Assured tenancies provide tenants with more rights to occupy the property. Tenant cannot be normally removed without a ground for possession being demonstrated by the landlord to the court.

There are both mandatory grounds for possession under which the court must grant possession and discretionary grounds. You can find the full list of grounds for possession here.

Regulated tenancies

Most lettings by private landlords which started before 15 January 1989 are regulated tenancies under the Rent Acts (see page 6), unless the landlord and tenant live in the same house. Nowadays, regulated tenancies can be created in very limited circumstances. Regulated tenancies give tenants extensive rights and protection from eviction. They also entitle tenants to apply for a fair rent to registration against the property. If successful the landlord cannot charge the tenant more than the amount set as fair by a rent officer.

I am a live in landlord and want to rent out a room in my house. What should I do?

There are no formal statutory rules governing lodgers. You should use your own lodger agreement in which you should reflect terms of your agreement with the lodger.You should in particular cover issues associated with rent, deposit, payment dates and method as well as house rules and notice for termination. The most convenient and easiest form of collecting rent is through Direct Debit. Also be careful about who you are letting the room to and try to obtain as much information about any potential lodgers.

Lodger Agreement

Lodger agreement is effectively a ‘license agreement’. Under lodger agreement the lodger does not have exclusive occupation rights. A number of provisions that apply to ASTs do not apply to lodger agreement. For instance, the deposits need to not be deposited under the secure deposit scheme and no possession order has to be sought from the court to remove the lodger. Lodger agreements can also be used for landlord who do not share the property with lodger. For this to happen the landlord needs to provide at least one service such as cleaning. Nonetheless, if you do not physically share accommodation with the lodger you will need to obtain a court order to regain full possession of the property.

Importantly, if the lodger has entirely self-contained room and effectively does not share accommodation with you the relationship between you and the lodger will likely to be governed by common law resident landlord tenancy rules.

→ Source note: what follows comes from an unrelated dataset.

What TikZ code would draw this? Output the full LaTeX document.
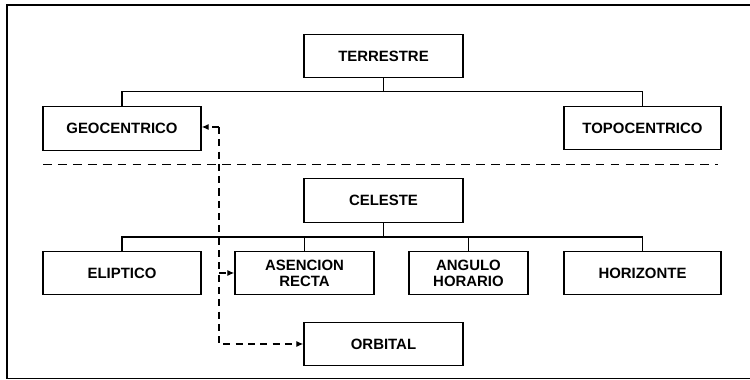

I rent out rooms in my property to different tenants but I do not live in the property myself. What is the most suitable form of tenancy?

It largely depends on your contractual arrangements with existing tenants. Typically, the best way is assured shorthold tenancy agreement with all tenants. The agreement should impose both individual and joint liability. If all existing tenants have their own agreements you should use the AST agreement with the new tenant individually as well.

What should I remember about when signing a tenancy agreement?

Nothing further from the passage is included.